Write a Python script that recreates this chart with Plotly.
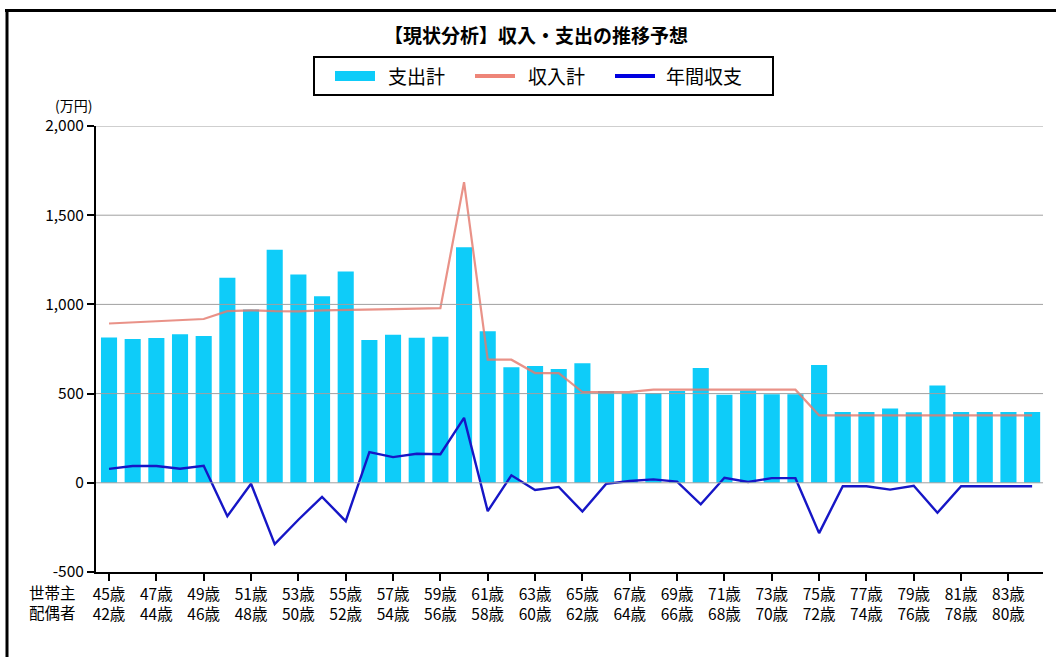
import plotly.graph_objects as go

# 世帯主 / 配偶者 ages for each year on the horizontal axis
householder_age = list(range(45, 85))
spouse_age = [a - 3 for a in householder_age]

# 支出計 (万円)
expense = [815, 806, 811, 832, 823, 1149, 972, 1306, 1168, 1045,
           1185, 800, 830, 813, 819, 1321, 849, 648, 655, 638,
           670, 515, 500, 503, 515, 643, 494, 517, 496, 496,
           660, 397, 397, 416, 395, 546, 397, 397, 397, 397]

# 収入計 (万円)
income = [893, 900, 905, 911, 918, 962, 967, 962, 961, 966,
          970, 972, 974, 976, 979, 1685, 690, 690, 615, 615,
          509, 509, 510, 522, 522, 522, 522, 522, 522, 522,
          378, 378, 378, 378, 378, 378, 378, 378, 378, 378]

# 年間収支 (万円)
net = [78, 94, 94, 79, 95, -187, -5, -344, -207, -79,
       -215, 172, 144, 163, 160, 364, -159, 42, -40, -23,
       -161, -6, 10, 19, 7, -121, 28, 5, 26, 26,
       -282, -19, -19, -38, -17, -168, -19, -19, -19, -19]

y_ticks = [-500, 0, 500, 1000, 1500, 2000]
y_tick_text = ["-500", "0", "500", "1,000", "1,500", "2,000"]

FONT = "Noto Sans CJK JP"
CYAN = "#0ECCF9"
SALMON = "rgba(228,122,110,0.82)"
SALMON_KEY = "#EE8578"
BLUE = "#1616C6"

W, H = 1056, 657
ML, MR, MT, MB = 96, 13, 126, 85
PW, PH = W - ML - MR, H - MT - MB


def px(x):
    return (x - ML) / PW


def py(y):
    return (H - MB - y) / PH


cats = [f"{a}歳" for a in householder_age]
tick_idx = list(range(0, len(cats), 2))

fig = go.Figure()
fig.add_trace(go.Bar(x=cats, y=expense, name="支出計", marker_color=CYAN,
                     marker_line_width=0, showlegend=False))
fig.add_trace(go.Scatter(x=cats, y=income, name="収入計", mode="lines",
                         line=dict(color=SALMON, width=2.2), showlegend=False))
fig.add_trace(go.Scatter(x=cats, y=net, name="年間収支", mode="lines",
                         line=dict(color=BLUE, width=2.4), showlegend=False))

shapes = []
# horizontal grid drawn over the bars
for v in y_ticks[1:]:
    shapes.append(dict(type="line", xref="x domain", yref="y", x0=0, x1=1,
                       y0=v, y1=v, line=dict(color="#A0A0A0", width=1),
                       layer="above"))

# outer frame (top and left edges)
shapes.append(dict(type="line", xref="paper", yref="paper",
                   x0=px(5), x1=px(W + 5), y0=py(10.5), y1=py(10.5),
                   line=dict(color="black", width=3)))
shapes.append(dict(type="line", xref="paper", yref="paper",
                   x0=px(7), x1=px(7), y0=py(9), y1=py(H + 5),
                   line=dict(color="black", width=3)))

# legend box and keys
shapes.append(dict(type="rect", xref="paper", yref="paper",
                   x0=px(314), x1=px(773), y0=py(95), y1=py(57),
                   line=dict(color="black", width=2), fillcolor="white"))
shapes.append(dict(type="rect", xref="paper", yref="paper",
                   x0=px(335), x1=px(375), y0=py(81), y1=py(71),
                   line=dict(width=0), fillcolor=CYAN))
shapes.append(dict(type="line", xref="paper", yref="paper",
                   x0=px(475), x1=px(515), y0=py(76), y1=py(76),
                   line=dict(color=SALMON_KEY, width=4)))
shapes.append(dict(type="line", xref="paper", yref="paper",
                   x0=px(615), x1=px(655), y0=py(76), y1=py(76),
                   line=dict(color="#0000E0", width=4)))

annotations = []
for label, xl in [("支出計", 386), ("収入計", 526), ("年間収支", 664)]:
    annotations.append(dict(text=label, xref="paper", yref="paper",
                            x=px(xl), y=py(76), xanchor="left",
                            yanchor="middle", showarrow=False,
                            font=dict(family=FONT, size=19, color="black")))

annotations.append(dict(text="(万円)", xref="paper", yref="paper",
                        x=px(73), y=py(105), xanchor="center",
                        yanchor="middle", showarrow=False,
                        font=dict(family=FONT, size=14, color="black")))
annotations.append(dict(text="世帯主<br>配偶者", xref="paper", yref="paper",
                        x=px(52), y=py(602), xanchor="center",
                        yanchor="middle", showarrow=False, align="center",
                        font=dict(family=FONT, size=15.5, color="black")))

fig.update_layout(
    width=W, height=H, autosize=False,
    margin=dict(l=ML, r=MR, t=MT, b=MB, pad=0),
    paper_bgcolor="white", plot_bgcolor="white",
    title=dict(text="<b>【現状分析】収入・支出の推移予想</b>",
               xref="container", yref="container",
               x=536 / W, y=1 - 36 / H, xanchor="center", yanchor="middle",
               font=dict(family=FONT, size=19, color="black")),
    font=dict(family=FONT, size=15.5, color="black"),
    bargap=0.32,
    showlegend=False,
    shapes=shapes,
    annotations=annotations,
)

fig.update_xaxes(
    type="category", range=[-0.55, 39.46],
    tickvals=[cats[i] for i in tick_idx],
    ticktext=[f"{householder_age[i]}歳<br>{spouse_age[i]}歳" for i in tick_idx],
    showline=True, linecolor="black", linewidth=2,
    ticks="outside", ticklen=7, tickwidth=2, tickcolor="black",
    showgrid=False, zeroline=False,
    tickfont=dict(family=FONT, size=15.5, color="black"),
)
fig.update_yaxes(
    range=[-500, 2000], tickvals=y_ticks, ticktext=y_tick_text,
    showline=True, linecolor="black", linewidth=2,
    ticks="outside", ticklen=7, tickwidth=2, tickcolor="black",
    showgrid=False, zeroline=False,
    tickfont=dict(family=FONT, size=15.5, color="black"),
)

fig.write_html("out.html")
○ ○ ○ ○ ○ ○ ○
Your instructions:
Pictures are to be left out; repeat all the remaining data exactly.

Solution for this task:
Write a Python script that recreates this chart with Plotly.
import plotly.graph_objects as go

# 世帯主 / 配偶者 ages for each year on the horizontal axis
householder_age = list(range(45, 85))
spouse_age = [a - 3 for a in householder_age]

# 支出計 (万円)
expense = [815, 806, 811, 832, 823, 1149, 972, 1306, 1168, 1045,
           1185, 800, 830, 813, 819, 1321, 849, 648, 655, 638,
           670, 515, 500, 503, 515, 643, 494, 517, 496, 496,
           660, 397, 397, 416, 395, 546, 397, 397, 397, 397]

# 収入計 (万円)
income = [893, 900, 905, 911, 918, 962, 967, 962, 961, 966,
          970, 972, 974, 976, 979, 1685, 690, 690, 615, 615,
          509, 509, 510, 522, 522, 522, 522, 522, 522, 522,
          378, 378, 378, 378, 378, 378, 378, 378, 378, 378]

# 年間収支 (万円)
net = [78, 94, 94, 79, 95, -187, -5, -344, -207, -79,
       -215, 172, 144, 163, 160, 364, -159, 42, -40, -23,
       -161, -6, 10, 19, 7, -121, 28, 5, 26, 26,
       -282, -19, -19, -38, -17, -168, -19, -19, -19, -19]

y_ticks = [-500, 0, 500, 1000, 1500, 2000]
y_tick_text = ["-500", "0", "500", "1,000", "1,500", "2,000"]

FONT = "Noto Sans CJK JP"
CYAN = "#0ECCF9"
SALMON = "rgba(228,122,110,0.82)"
SALMON_KEY = "#EE8578"
BLUE = "#1616C6"

W, H = 1056, 657
ML, MR, MT, MB = 96, 13, 126, 85
PW, PH = W - ML - MR, H - MT - MB


def px(x):
    return (x - ML) / PW


def py(y):
    return (H - MB - y) / PH


cats = [f"{a}歳" for a in householder_age]
tick_idx = list(range(0, len(cats), 2))

fig = go.Figure()
fig.add_trace(go.Bar(x=cats, y=expense, name="支出計", marker_color=CYAN,
                     marker_line_width=0, showlegend=False))
fig.add_trace(go.Scatter(x=cats, y=income, name="収入計", mode="lines",
                         line=dict(color=SALMON, width=2.2), showlegend=False))
fig.add_trace(go.Scatter(x=cats, y=net, name="年間収支", mode="lines",
                         line=dict(color=BLUE, width=2.4), showlegend=False))

shapes = []
# horizontal grid drawn over the bars
for v in y_ticks[1:]:
    shapes.append(dict(type="line", xref="x domain", yref="y", x0=0, x1=1,
                       y0=v, y1=v, line=dict(color="#A0A0A0", width=1),
                       layer="above"))

# outer frame (top and left edges)
shapes.append(dict(type="line", xref="paper", yref="paper",
                   x0=px(5), x1=px(W + 5), y0=py(10.5), y1=py(10.5),
                   line=dict(color="black", width=3)))
shapes.append(dict(type="line", xref="paper", yref="paper",
                   x0=px(7), x1=px(7), y0=py(9), y1=py(H + 5),
                   line=dict(color="black", width=3)))

# legend box and keys
shapes.append(dict(type="rect", xref="paper", yref="paper",
                   x0=px(314), x1=px(773), y0=py(95), y1=py(57),
                   line=dict(color="black", width=2), fillcolor="white"))
shapes.append(dict(type="rect", xref="paper", yref="paper",
                   x0=px(335), x1=px(375), y0=py(81), y1=py(71),
                   line=dict(width=0), fillcolor=CYAN))
shapes.append(dict(type="line", xref="paper", yref="paper",
                   x0=px(475), x1=px(515), y0=py(76), y1=py(76),
                   line=dict(color=SALMON_KEY, width=4)))
shapes.append(dict(type="line", xref="paper", yref="paper",
                   x0=px(615), x1=px(655), y0=py(76), y1=py(76),
                   line=dict(color="#0000E0", width=4)))

annotations = []
for label, xl in [("支出計", 386), ("収入計", 526), ("年間収支", 664)]:
    annotations.append(dict(text=label, xref="paper", yref="paper",
                            x=px(xl), y=py(76), xanchor="left",
                            yanchor="middle", showarrow=False,
                            font=dict(family=FONT, size=19, color="black")))

annotations.append(dict(text="(万円)", xref="paper", yref="paper",
                        x=px(73), y=py(105), xanchor="center",
                        yanchor="middle", showarrow=False,
                        font=dict(family=FONT, size=14, color="black")))
annotations.append(dict(text="世帯主<br>配偶者", xref="paper", yref="paper",
                        x=px(52), y=py(602), xanchor="center",
                        yanchor="middle", showarrow=False, align="center",
                        font=dict(family=FONT, size=15.5, color="black")))

fig.update_layout(
    width=W, height=H, autosize=False,
    margin=dict(l=ML, r=MR, t=MT, b=MB, pad=0),
    paper_bgcolor="white", plot_bgcolor="white",
    title=dict(text="<b>【現状分析】収入・支出の推移予想</b>",
               xref="container", yref="container",
               x=536 / W, y=1 - 36 / H, xanchor="center", yanchor="middle",
               font=dict(family=FONT, size=19, color="black")),
    font=dict(family=FONT, size=15.5, color="black"),
    bargap=0.32,
    showlegend=False,
    shapes=shapes,
    annotations=annotations,
)

fig.update_xaxes(
    type="category", range=[-0.55, 39.46],
    tickvals=[cats[i] for i in tick_idx],
    ticktext=[f"{householder_age[i]}歳<br>{spouse_age[i]}歳" for i in tick_idx],
    showline=True, linecolor="black", linewidth=2,
    ticks="outside", ticklen=7, tickwidth=2, tickcolor="black",
    showgrid=False, zeroline=False,
    tickfont=dict(family=FONT, size=15.5, color="black"),
)
fig.update_yaxes(
    range=[-500, 2000], tickvals=y_ticks, ticktext=y_tick_text,
    showline=True, linecolor="black", linewidth=2,
    ticks="outside", ticklen=7, tickwidth=2, tickcolor="black",
    showgrid=False, zeroline=False,
    tickfont=dict(family=FONT, size=15.5, color="black"),
)

fig.write_html("out.html")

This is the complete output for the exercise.